Almost 30 people showed up Saturday morning to transform this dusty backyard in Kaimuki into an edible oasis… projects included a bamboo trellis / community art sculpture, compost trench garden bed, no-dig garden beds, paved clothesline catchment, banana greywater circle, and sheeltmulching of all bare soils to protect against possible contamination from the lead-based paint used on the original old house.
Here Mark reflects a little on the experience, and shares what it has meant for him & his family (more pics here):
It’s been over a week since our yard was completely transformed by the Permablitz devoted army of volunteers and my wife and I already see how we have been transformed.
I never really was interested in raising my own edible garden growing up here on Oahu but my father when he retired wanted to build a greenhouse with his children and grandchildren. My father truly had a green thumb and although this past Thanksgiving he has been gone for 21 years, this transformed backyard is a rebirth of his dream, serving as an opportunity for myself, my siblings and their children to connect with him.

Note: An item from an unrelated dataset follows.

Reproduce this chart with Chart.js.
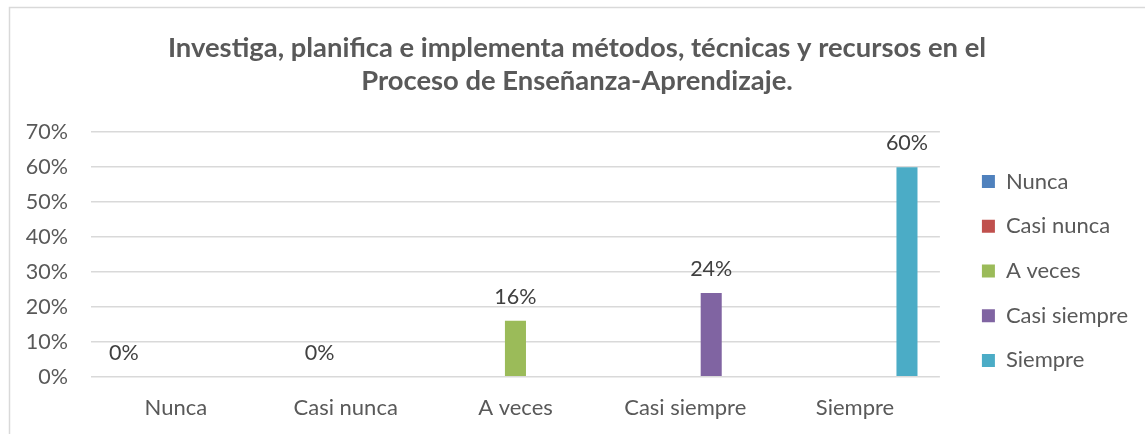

Not only can this garden ultimately feed us, she is symbolic of how to take care of the ‘aina especially since our neighborhood once belonged to Prince Alexander Liholiho – Kamehameha IV. So it is a privilege to live on this land, this ‘aina and to care for it through gardening is the ultimate statement that we who choose to live here in Hawaii must make. I hope I can live up to this obligation – to malama ka aina.I’ve already taken a few walks in our new garden each morning and she already speaks to us: the avocado tree looks so much happier with some new oyster plants, aloe and a full circle of mulch and soil – the hibiscus blooms when the sun shines on her – the lilikoi, papaya and banana trees begin to hold firmer root in the new soil. My wife and I are forever grateful for this gift from the Permablitz community on exposing us to what is truly possible with a simple act of gardening and connecting us to the land and the those who came before us.